A day in the life of Jesse Tahirali

Jesse Tahirali is a web writer for CTVNews.ca  Photo courtesy of Jesse Tahirali

Jesse Tahirali is a web writer for CTVNews.ca
Photo courtesy of Jesse Tahirali

Jesse Tahirali starts his day off like most journalists.  

The soft-spoken 26-year-old walks into a dimly lit newsroom filled with television screens and computers. He sits down at his desk to check his email.

Once he’s settled in, he gets caught up on the news of the day – checking twitter and browsing the Internet.

“I only really get my news online and on my phone and computer,” he said.

As an online writer for CTVNews.ca, Tahirali takes stories from wires like the Canadian and American Press and posts them online. He is also responsible for writing original breaking news stories and posting them to the web. Tahirali said he writes anywhere from two to four breaking news stories a day.

“A typical day for me changes a lot,” he said.

Tahirali takes on roles that other journalists don’t. Unlike some of his colleagues, he’s got a knack for design. On top of his duties as a writer, Tahirali makes graphics, maps, and interactive features for CTVNews.ca.

He’s currently working on a map for the upcoming elections, he said.

Designing graphics wasn’t part of his job description originally.

“They hired me as a writer, but when they found out that I could do that work I started doing it more and more.”

In the increasingly competitive online news world, graphics are in high demand, he said.

“Thinking that you just need to write to be an online journalist is a big mistake.”

Tahirali didn’t always think he’d be working in journalism. He pursued an undergraduate degree in what he described as “pretty much the exact opposite of journalism”— physics and mathematics.

Eventually, Tahirali “got bored of doing math all the time.” So, he started volunteering at the university’s student newspaper, The Gazette, as a cartoonist.

Later he worked as the graphics editor for the paper, self-teaching himself how to make graphics. He said it’s something anyone can learn.

“I think a lot of people are way too scared to start learning,” he said. At first, “I had no idea what I was doing.”

Tahirali was eventually elected as the editor-in-chief of The Gazette.

“From there, I decided that I didn’t want to go back to school for science.
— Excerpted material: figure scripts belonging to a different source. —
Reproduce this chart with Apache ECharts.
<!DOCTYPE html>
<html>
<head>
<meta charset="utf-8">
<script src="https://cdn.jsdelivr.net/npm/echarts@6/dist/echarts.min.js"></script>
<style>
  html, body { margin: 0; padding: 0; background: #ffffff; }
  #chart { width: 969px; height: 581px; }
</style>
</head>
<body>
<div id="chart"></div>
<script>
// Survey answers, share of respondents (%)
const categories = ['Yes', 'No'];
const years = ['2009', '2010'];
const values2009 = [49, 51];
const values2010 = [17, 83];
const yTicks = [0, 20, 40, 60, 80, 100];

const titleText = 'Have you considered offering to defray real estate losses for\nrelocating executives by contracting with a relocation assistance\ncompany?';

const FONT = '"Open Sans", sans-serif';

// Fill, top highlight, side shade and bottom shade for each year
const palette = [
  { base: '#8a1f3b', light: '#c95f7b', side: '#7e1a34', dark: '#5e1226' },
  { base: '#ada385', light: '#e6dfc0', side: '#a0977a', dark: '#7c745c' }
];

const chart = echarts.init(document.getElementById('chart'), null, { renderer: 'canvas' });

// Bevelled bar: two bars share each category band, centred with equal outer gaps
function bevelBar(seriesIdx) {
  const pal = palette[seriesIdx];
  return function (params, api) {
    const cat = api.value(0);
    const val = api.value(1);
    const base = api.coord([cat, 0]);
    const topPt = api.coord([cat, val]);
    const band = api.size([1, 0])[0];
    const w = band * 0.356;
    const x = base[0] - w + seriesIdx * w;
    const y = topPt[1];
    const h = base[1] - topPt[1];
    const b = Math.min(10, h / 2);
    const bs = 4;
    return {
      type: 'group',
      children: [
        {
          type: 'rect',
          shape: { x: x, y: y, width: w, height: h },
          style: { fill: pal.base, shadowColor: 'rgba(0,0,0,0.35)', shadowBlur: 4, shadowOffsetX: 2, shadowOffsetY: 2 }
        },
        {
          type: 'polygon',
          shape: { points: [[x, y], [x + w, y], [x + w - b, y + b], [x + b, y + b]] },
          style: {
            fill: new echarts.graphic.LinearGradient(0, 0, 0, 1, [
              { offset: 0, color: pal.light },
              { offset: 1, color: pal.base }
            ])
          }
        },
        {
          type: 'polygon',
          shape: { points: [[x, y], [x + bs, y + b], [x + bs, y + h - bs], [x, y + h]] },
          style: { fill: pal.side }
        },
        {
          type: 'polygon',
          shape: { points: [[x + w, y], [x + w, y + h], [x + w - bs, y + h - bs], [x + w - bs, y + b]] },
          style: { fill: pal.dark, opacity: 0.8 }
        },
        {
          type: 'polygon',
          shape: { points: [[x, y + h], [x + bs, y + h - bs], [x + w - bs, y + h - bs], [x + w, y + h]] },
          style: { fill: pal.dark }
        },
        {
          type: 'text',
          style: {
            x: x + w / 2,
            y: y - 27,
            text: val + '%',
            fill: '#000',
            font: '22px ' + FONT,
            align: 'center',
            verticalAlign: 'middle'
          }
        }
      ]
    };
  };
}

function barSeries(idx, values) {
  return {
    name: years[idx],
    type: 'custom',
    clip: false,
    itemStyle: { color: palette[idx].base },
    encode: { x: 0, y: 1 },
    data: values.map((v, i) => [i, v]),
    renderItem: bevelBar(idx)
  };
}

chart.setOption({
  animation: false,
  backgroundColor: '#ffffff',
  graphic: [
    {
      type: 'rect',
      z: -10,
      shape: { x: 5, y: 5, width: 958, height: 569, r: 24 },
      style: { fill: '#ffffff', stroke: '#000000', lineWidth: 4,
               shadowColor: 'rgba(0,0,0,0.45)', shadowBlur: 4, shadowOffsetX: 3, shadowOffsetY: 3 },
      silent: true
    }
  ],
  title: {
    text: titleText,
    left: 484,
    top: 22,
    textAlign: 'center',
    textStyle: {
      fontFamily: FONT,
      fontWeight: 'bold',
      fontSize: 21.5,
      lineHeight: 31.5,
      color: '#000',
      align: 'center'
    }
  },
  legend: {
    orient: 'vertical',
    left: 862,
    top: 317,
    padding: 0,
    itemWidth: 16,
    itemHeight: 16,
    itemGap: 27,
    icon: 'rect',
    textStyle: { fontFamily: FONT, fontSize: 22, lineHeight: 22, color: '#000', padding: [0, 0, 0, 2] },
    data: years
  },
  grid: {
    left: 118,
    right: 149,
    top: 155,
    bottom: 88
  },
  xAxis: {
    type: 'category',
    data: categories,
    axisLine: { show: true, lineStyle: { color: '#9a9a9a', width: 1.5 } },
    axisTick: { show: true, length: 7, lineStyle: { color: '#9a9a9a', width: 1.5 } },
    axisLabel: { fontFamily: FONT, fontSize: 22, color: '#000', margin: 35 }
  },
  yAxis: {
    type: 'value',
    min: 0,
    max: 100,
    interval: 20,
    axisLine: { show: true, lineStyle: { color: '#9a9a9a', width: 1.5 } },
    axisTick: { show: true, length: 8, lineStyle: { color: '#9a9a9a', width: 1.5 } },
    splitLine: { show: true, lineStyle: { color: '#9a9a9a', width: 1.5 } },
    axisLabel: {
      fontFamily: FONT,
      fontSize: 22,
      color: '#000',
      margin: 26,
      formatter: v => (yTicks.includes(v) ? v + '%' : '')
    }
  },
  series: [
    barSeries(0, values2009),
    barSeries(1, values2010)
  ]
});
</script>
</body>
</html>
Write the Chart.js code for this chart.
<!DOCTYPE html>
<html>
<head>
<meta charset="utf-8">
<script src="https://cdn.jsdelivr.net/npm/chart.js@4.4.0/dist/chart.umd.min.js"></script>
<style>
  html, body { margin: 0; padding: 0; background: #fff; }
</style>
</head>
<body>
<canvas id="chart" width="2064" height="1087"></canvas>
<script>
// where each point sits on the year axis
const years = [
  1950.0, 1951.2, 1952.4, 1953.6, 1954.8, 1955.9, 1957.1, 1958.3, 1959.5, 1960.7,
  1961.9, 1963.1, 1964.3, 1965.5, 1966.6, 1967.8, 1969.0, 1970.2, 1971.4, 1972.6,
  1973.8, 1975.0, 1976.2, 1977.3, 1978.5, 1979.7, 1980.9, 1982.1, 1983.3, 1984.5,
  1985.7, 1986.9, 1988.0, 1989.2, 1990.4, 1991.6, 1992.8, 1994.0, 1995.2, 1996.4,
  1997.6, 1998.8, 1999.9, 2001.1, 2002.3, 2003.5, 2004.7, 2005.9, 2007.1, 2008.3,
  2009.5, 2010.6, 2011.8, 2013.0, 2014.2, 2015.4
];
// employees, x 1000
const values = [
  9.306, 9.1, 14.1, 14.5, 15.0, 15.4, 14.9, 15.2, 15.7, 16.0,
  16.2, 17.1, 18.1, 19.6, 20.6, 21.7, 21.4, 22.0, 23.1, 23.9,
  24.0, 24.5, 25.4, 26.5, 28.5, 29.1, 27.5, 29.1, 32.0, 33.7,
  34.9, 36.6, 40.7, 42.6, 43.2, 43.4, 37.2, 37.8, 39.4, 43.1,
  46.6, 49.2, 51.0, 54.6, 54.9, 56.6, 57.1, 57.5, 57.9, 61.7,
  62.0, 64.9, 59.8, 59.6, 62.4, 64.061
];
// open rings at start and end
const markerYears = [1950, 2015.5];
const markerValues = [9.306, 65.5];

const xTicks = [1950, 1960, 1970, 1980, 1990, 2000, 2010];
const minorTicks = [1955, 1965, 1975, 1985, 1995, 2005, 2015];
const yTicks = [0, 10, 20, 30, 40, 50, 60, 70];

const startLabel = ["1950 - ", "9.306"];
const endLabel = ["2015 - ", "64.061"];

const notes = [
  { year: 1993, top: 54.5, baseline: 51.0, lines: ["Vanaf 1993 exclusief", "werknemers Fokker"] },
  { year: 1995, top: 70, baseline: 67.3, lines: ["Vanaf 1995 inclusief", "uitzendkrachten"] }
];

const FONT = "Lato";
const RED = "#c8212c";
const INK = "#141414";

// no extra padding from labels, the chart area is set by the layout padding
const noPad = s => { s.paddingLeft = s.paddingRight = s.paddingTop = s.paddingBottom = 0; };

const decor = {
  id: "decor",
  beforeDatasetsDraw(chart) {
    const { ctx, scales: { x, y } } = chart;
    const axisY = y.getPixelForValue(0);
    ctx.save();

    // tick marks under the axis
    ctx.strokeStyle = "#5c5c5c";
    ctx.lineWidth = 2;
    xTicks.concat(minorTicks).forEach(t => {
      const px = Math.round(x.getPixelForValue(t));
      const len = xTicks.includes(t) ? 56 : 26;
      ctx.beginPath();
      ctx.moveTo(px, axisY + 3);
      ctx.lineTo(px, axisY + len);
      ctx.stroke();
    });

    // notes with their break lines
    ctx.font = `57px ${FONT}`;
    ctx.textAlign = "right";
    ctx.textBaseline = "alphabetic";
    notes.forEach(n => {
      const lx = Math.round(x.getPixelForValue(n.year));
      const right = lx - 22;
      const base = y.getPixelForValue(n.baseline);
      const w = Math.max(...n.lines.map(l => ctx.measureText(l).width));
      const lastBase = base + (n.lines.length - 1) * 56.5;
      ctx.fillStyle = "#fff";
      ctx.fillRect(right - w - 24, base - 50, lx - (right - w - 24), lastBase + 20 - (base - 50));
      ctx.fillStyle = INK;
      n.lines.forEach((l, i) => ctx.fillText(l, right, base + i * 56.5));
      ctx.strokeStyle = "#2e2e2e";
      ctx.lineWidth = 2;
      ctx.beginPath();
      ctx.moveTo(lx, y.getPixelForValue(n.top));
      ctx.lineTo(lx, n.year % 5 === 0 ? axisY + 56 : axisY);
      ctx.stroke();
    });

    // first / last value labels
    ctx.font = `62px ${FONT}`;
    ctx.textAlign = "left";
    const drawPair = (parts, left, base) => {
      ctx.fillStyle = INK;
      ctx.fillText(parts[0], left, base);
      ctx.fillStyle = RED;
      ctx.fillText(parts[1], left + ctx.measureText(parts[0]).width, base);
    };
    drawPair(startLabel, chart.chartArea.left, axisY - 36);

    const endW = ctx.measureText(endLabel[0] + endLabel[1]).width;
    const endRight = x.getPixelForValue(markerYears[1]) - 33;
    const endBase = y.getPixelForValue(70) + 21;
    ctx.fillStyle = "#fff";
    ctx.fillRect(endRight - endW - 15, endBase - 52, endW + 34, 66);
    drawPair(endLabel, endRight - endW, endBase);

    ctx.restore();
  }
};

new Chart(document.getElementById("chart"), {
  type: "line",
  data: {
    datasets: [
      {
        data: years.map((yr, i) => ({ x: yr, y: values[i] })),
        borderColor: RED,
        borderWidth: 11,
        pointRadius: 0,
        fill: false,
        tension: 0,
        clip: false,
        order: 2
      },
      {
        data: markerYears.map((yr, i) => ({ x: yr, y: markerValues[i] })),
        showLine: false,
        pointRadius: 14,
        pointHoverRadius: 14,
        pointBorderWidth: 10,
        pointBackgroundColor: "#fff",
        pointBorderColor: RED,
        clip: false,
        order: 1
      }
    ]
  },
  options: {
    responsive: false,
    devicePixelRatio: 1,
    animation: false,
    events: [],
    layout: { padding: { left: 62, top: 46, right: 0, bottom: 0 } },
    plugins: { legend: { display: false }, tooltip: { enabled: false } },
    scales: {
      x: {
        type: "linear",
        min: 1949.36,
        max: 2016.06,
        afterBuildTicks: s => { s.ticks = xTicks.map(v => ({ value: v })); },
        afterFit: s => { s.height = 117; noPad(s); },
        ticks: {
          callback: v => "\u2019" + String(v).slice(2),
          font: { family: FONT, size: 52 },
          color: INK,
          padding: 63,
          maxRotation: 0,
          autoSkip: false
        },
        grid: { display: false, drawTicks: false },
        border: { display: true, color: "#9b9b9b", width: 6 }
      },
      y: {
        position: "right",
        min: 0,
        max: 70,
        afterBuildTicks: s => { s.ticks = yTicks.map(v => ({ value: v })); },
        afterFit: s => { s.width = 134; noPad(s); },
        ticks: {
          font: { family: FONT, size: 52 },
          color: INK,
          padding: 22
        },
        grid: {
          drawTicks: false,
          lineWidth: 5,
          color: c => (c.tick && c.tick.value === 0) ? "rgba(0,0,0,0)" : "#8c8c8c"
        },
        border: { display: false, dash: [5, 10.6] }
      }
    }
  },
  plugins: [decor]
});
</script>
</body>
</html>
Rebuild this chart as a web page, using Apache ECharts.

I’d rather do journalism,” he said.

So, Tahirali enrolled in the masters of journalism program at Western.

His former professor Jeremy Copeland remembers Tahirali as a hard-working, smart and creative student.

“He went out of his way to think of cool ways to do things,” said Copeland.

Copeland said that Tahirali even incorporated his interest in graphics into school projects like television features and news stories.

“He was so creative with it,” said Copeland. “I couldn’t teach people the stuff he was doing.”

Tahirali graduated from the program in 2014, but he made his mark at Western.

Copeland said he has shown Tahirali’s work to current students in the masters program as an example of creative ways to use graphics. Specifically, Copeland showed an infographic Tahirali did for CTVNews.ca after the shooting in Ottawa last year.

It’s his hard work on projects like this that has allowed Tahirali to establish himself at CTVNews.ca.

“I think most people work more consistent hours. But with me jumping between doing graphics and writing, my schedule tends to get a bit more messed up,” he said.

Tahirali sometimes ends up staying at work late as well.

“I did a bunch of WWI maps one time and put in extra time to make sure they got finished before the anniversary,” he said.

But, Tahirali doesn’t mind.

“I like my job because the web is a medium you can do anything you want with,” he said. “The possibilities are endless.”

Tahirali does see challenges with his job.

In the online world, news moves very fast. There’s a lot of pressure to get stories online first, he said.

However, Tahirali says it’s important that online journalists don’t compromise quality for speed.

Tahirali makes sure he always double-checks his work.

“You have to be a fast perfectionist,” he said.

In the online world, feedback also comes quicker.

“You know people are looking at it right away. It’s less forgiving,” he said.

No matter the challenges, Tahirali believes the future of news will be predominantly online.

“I think every job as a journalist has some aspect online now,” he said.  “I think that’s just the way it’s going to be probably forever.”